The violent loss of a loved one brings pain and trauma. But tonight, hundreds of people came together in Reid Park to celebrate National Day of Remembrance for Murder Victims. The day was officially established by Congress in 2007.
Sights, smells, sounds -- they can trigger the most cherished memories.
"A certain song comes on, a certain scent catches your nose," Michael Katz said.
Coping with death can prove to be very difficult. Generally, people will come up and apologize and offer their condolences. But when someone murders a loved one? That may be a different story.
"It's a nightmare that I keep living over and over," Shirley Lovell said. "It seems like I just haven't woke up."
Homicide Survivors executive director Vanessa Helms explained people often don't know how to react when they find out about a person getting killed. They think avoiding speaking the person's name may help, or avoiding the subject all together. But she said that can actually make it harder on survivors.
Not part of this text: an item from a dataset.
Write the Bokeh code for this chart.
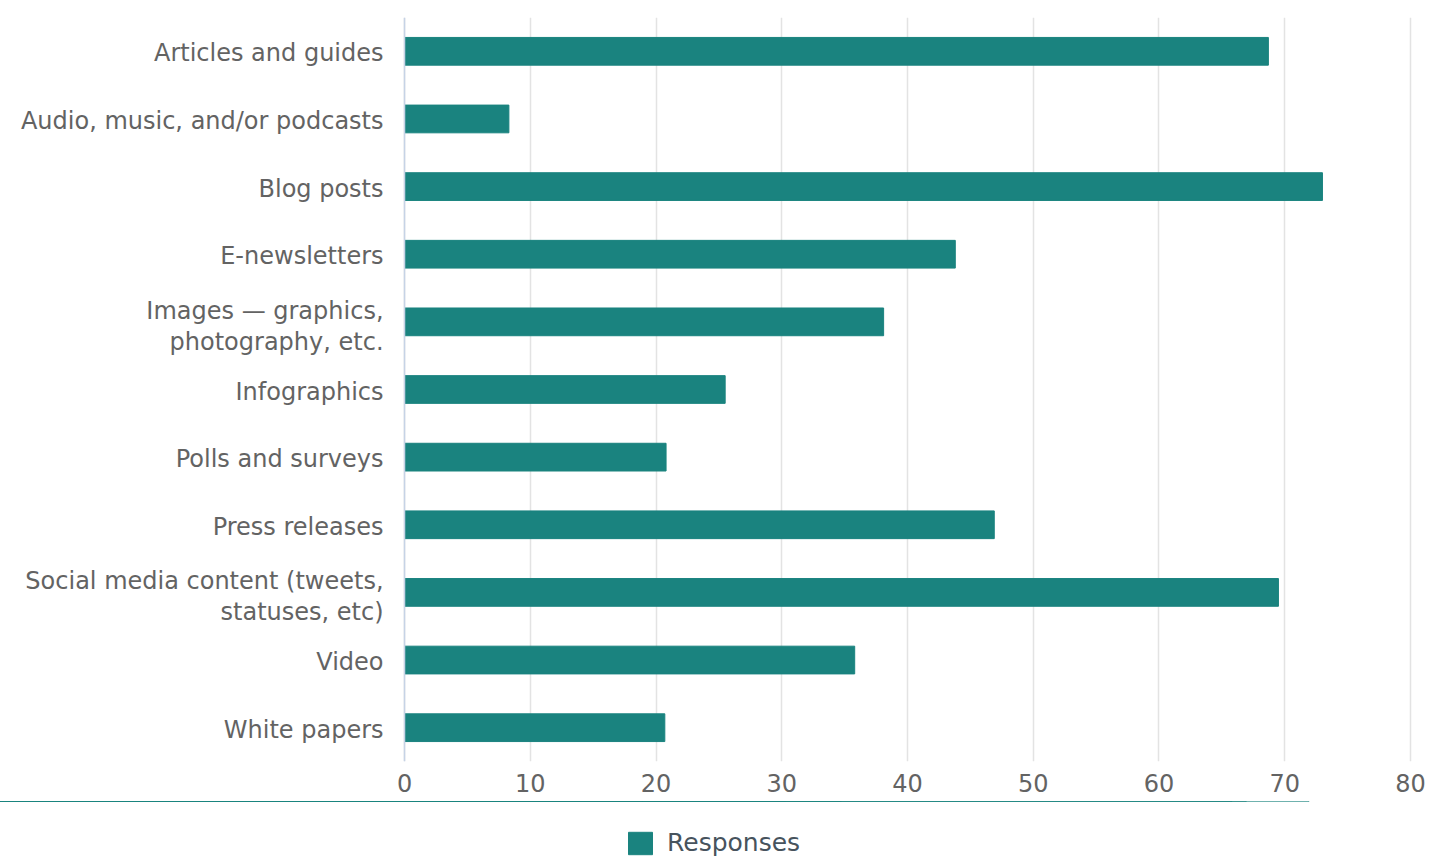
from bokeh.plotting import figure
from bokeh.layouts import column
from bokeh.models import Range1d, FactorRange, Legend, LegendItem, Span, ColumnDataSource
from bokeh.embed import file_html
from bokeh.resources import INLINE
from bokeh.core.properties import value

categories = [
    "Articles and guides",
    "Audio, music, and/or podcasts",
    "Blog posts",
    "E-newsletters",
    "Images — graphics, photography, etc.",
    "Infographics",
    "Polls and surveys",
    "Press releases",
    "Social media content (tweets, statuses, etc)",
    "Video",
    "White papers",
]
responses = [68.7, 8.3, 73.0, 43.8, 38.1, 25.5, 20.8, 46.9, 69.5, 35.8, 20.7]
x_ticks = [0, 10, 20, 30, 40, 50, 60, 70, 80]
series_name = "Responses"
wrapped_labels = {
    "Images — graphics, photography, etc.": ["Images — graphics,", "photography, etc."],
    "Social media content (tweets, statuses, etc)": ["Social media content (tweets,", "statuses, etc)"],
}

BAR = "#1a837f"
TEXT = "#636363"
FONT = "DejaVu Sans"
FS = "24px"

factors = list(reversed(categories))
p = figure(
    frame_width=1434, frame_height=744,
    y_range=FactorRange(factors=factors, range_padding=0),
    x_range=Range1d(-32.13, 81.91),
    output_backend="svg", toolbar_location=None,
    min_border_left=0, min_border_right=0, min_border_top=17, min_border_bottom=40,
)
p.outline_line_color = None

r = p.hbar(y=categories, right=responses, left=0, height=0.41,
           fill_color=BAR, line_color=BAR)

# category axis line
p.add_layout(Span(location=0, dimension="height", line_color="#c6d3e6", line_width=1.5))

# category labels, right-aligned left of the axis line
lab_y, lab_text, lab_off = [], [], []
for cat in categories:
    lines = wrapped_labels.get(cat, [cat])
    offs = [2] if len(lines) == 1 else [-11, 20]
    for line, off in zip(lines, offs):
        lab_y.append(cat)
        lab_text.append(line)
        lab_off.append(off)
src = ColumnDataSource(dict(x=[0] * len(lab_y), y=lab_y, text=lab_text, off=lab_off))
p.text(x="x", y="y", text="text", y_offset="off", x_offset=-21, source=src,
       text_align="right", text_baseline="middle",
       text_font=value(FONT), text_font_size=FS, text_color=TEXT)

p.xaxis.ticker = x_ticks
p.xaxis.axis_line_color = None
p.xaxis.major_tick_line_color = None
p.xaxis.minor_tick_line_color = None
p.xaxis.major_label_text_font = FONT
p.xaxis.major_label_text_font_size = FS
p.xaxis.major_label_text_color = TEXT
p.xaxis.major_label_standoff = 6

p.yaxis.visible = False

p.xgrid.grid_line_color = "#e3e3e3"
p.xgrid.grid_line_width = 1.5
p.ygrid.grid_line_color = None

# legend strip below the chart (its series renderer lies outside this strip's view)
leg = figure(width=1434, height=56, output_backend="svg", toolbar_location=None,
             x_range=Range1d(0, 80), y_range=Range1d(-100, -99),
             min_border_left=0, min_border_right=0, min_border_top=0, min_border_bottom=0)
leg.outline_line_color = None
leg.axis.visible = False
leg.grid.visible = False
proxy = leg.hbar(y=list(range(len(responses))), right=responses, left=0, height=0.41,
                 fill_color=BAR, line_color=BAR)

legend = Legend(items=[LegendItem(label=series_name, renderers=[proxy])],
                orientation="horizontal", location=(625, 0),
                label_text_font=FONT, label_text_font_size="25px",
                label_text_color="#47535d",
                glyph_width=30, glyph_height=28, label_standoff=12,
                border_line_color=None,
                background_fill_alpha=0, margin=0, padding=2)
leg.add_layout(legend, "center")

layout = column(p, leg, spacing=0)
open("out.html", "w").write(file_html(layout, INLINE))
"The survivors say, we're thinking about it anyway. It's with us every second of every day," Helms said. "And so, it's helpful if you acknowledge it."
Mary Seagle is the sister of Kay Read, who vanished in 2008. Earlier in the month, Luis Vargas was convicted of murdering her. Yet Seagle says openly talking about Kay makes her stronger.
"It just, gives me ammunition to start talking," she said. "So, don't be on eggshells, just open up your heart, and let it flow."
Michael Katz's sister was murdered 8 years ago. Ever since, he gone to this event. But to him, the event is just a small part of the bigger picture. He thinks it helps create a special community and a support system.
"As an outsider, you may not kind of see that type of bond and connection happening," Katz said. "Whereas being a survivor, you feel it. You just kind of feel the vibes in the air, and it's heart warming."
Lovell's son was murdered two years ago in broad daylight. Missing one of the most important pieces of her life, she lives with a hole in her heart. However, as a part of this unique, tight-knit community, she doesn't feel alone.
"The love is the key, and it will help you to heal," she said. "The pain will always be there, but we learn how to live with it."